**Stated task**
Look for the line containing "Rebuild this chart" and the line containing "from matplotlib.lines import Line2D" in the entries below. Copy those two and all lines between them exactly, leaving out pictures.

┄┄┄┄┄┄┄┄┄┄┄┄┄┄┄┄┄┄┄┄

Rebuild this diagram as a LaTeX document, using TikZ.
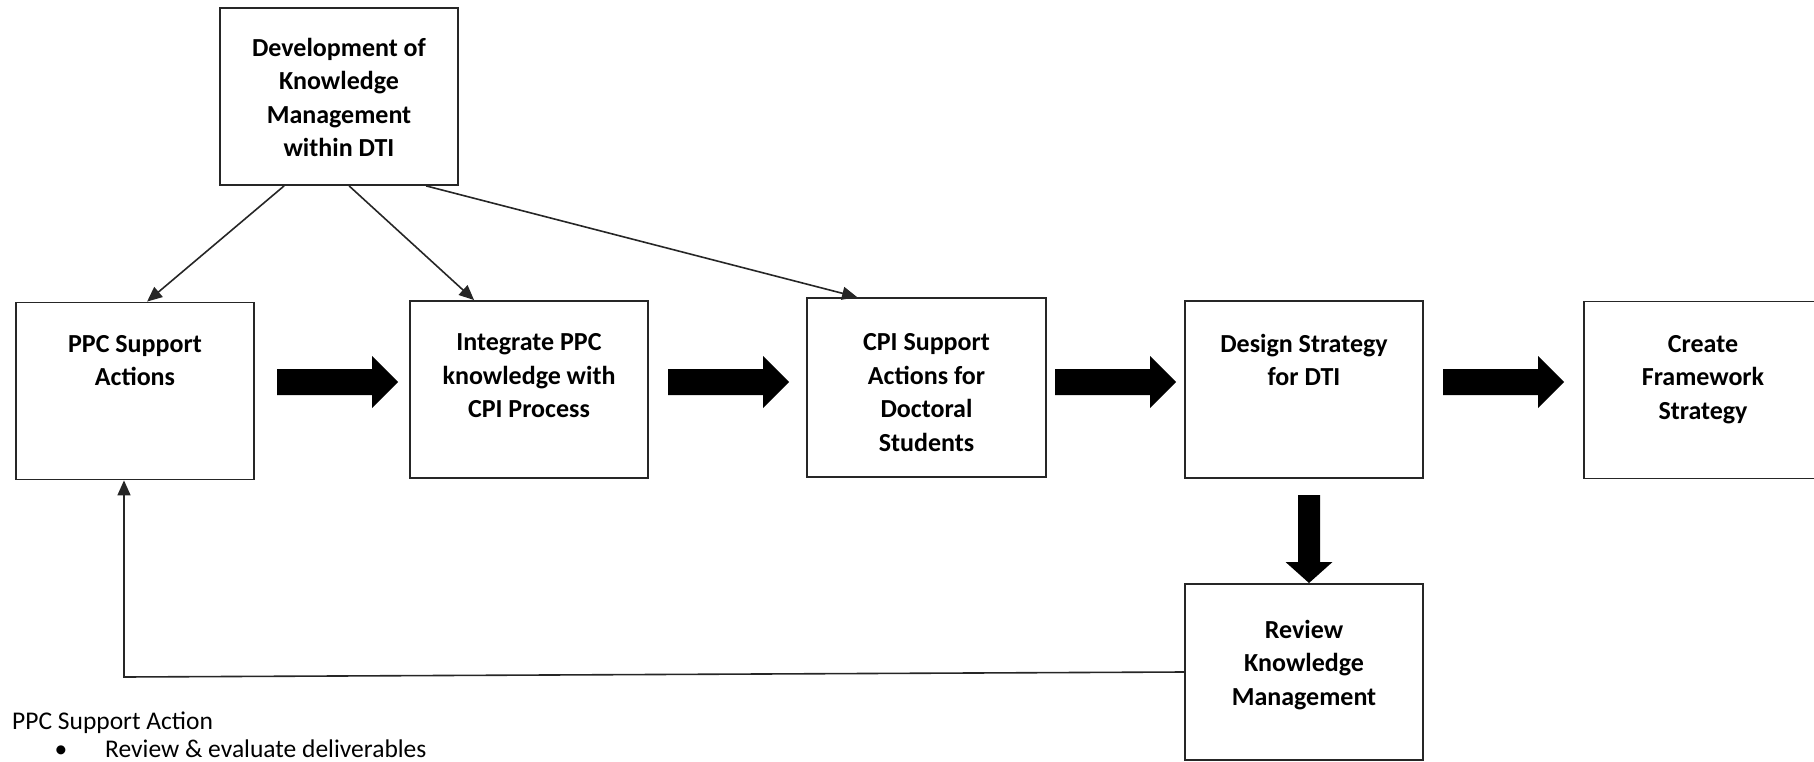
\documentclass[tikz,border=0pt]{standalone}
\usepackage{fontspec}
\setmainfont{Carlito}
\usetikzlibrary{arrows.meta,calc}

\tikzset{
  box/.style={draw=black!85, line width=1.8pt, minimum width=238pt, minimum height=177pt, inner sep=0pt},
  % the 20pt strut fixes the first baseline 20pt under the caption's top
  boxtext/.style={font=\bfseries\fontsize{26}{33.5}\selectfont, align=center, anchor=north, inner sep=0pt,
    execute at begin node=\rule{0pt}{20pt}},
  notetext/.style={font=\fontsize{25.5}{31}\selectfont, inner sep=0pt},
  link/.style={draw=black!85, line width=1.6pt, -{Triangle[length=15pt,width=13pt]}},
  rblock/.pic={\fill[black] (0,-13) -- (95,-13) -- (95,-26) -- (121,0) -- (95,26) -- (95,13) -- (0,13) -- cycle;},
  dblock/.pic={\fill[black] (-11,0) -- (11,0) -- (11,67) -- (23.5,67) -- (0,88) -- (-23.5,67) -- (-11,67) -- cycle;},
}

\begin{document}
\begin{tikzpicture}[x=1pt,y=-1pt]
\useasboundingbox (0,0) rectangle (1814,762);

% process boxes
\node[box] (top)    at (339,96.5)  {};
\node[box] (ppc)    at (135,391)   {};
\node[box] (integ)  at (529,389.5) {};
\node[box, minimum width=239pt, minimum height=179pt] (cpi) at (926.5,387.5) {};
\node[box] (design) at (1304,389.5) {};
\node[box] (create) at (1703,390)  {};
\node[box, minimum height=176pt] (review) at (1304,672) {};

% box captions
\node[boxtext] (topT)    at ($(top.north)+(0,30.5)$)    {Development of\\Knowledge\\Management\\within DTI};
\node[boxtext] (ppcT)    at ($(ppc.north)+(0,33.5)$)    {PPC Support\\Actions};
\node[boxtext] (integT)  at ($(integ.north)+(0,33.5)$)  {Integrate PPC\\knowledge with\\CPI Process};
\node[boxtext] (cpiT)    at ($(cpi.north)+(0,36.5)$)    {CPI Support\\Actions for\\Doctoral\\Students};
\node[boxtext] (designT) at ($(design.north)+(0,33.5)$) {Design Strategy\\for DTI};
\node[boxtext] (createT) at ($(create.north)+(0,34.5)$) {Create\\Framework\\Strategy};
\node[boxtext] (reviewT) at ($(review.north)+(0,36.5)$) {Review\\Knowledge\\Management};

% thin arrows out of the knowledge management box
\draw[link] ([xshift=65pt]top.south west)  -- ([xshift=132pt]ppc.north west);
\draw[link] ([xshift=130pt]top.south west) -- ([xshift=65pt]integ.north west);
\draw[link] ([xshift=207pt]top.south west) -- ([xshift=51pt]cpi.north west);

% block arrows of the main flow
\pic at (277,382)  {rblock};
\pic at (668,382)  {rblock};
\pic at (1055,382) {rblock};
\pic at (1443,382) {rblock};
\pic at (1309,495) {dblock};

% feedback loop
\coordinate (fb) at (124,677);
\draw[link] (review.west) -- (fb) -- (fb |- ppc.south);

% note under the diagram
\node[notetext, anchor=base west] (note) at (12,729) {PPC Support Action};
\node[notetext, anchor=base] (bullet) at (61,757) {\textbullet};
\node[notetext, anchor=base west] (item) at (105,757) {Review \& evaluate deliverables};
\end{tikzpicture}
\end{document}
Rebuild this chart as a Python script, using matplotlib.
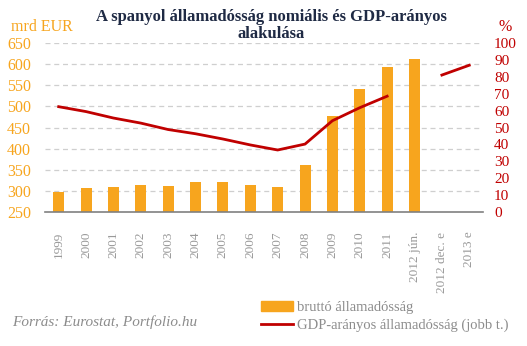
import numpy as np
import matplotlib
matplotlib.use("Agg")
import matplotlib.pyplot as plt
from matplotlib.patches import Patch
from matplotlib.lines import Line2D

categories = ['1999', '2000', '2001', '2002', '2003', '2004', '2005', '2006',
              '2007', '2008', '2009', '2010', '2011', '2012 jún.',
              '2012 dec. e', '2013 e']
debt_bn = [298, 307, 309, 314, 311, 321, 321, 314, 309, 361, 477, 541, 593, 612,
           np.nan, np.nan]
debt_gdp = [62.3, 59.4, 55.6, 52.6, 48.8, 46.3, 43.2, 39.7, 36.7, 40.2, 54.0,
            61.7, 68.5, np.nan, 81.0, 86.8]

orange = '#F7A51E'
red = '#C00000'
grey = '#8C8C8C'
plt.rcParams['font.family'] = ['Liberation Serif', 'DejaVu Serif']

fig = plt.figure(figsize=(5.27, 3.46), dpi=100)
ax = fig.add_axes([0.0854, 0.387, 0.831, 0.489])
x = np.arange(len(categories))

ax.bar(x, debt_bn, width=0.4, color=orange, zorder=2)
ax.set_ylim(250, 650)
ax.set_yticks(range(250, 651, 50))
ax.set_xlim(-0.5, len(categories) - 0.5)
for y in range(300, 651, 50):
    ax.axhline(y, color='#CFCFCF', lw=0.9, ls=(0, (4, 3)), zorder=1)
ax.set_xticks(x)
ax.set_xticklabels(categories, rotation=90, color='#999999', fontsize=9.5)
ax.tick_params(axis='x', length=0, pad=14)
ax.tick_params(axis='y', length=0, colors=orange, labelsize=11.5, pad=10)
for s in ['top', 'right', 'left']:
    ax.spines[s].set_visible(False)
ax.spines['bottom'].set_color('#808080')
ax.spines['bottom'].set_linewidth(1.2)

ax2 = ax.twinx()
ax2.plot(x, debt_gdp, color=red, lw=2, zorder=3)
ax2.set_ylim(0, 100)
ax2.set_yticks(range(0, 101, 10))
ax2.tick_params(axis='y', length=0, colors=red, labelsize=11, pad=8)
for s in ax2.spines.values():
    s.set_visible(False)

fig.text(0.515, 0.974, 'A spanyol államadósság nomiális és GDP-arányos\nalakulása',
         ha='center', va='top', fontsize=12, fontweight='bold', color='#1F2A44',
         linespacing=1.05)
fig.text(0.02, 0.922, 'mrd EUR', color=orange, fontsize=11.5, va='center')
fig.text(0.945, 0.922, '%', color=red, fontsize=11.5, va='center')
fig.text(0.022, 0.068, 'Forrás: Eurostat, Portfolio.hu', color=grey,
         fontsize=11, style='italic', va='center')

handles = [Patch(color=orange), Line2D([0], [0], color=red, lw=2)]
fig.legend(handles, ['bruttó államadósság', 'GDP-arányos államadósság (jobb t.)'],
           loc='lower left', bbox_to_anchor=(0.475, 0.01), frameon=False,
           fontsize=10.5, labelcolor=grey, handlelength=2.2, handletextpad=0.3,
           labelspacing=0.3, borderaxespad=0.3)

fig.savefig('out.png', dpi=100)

┄┄┄┄┄┄┄┄┄┄┄┄┄┄┄┄┄┄┄┄

**Solved problem**
Rebuild this chart as a Python script, using matplotlib.
import numpy as np
import matplotlib
matplotlib.use("Agg")
import matplotlib.pyplot as plt
from matplotlib.patches import Patch
from matplotlib.lines import Line2D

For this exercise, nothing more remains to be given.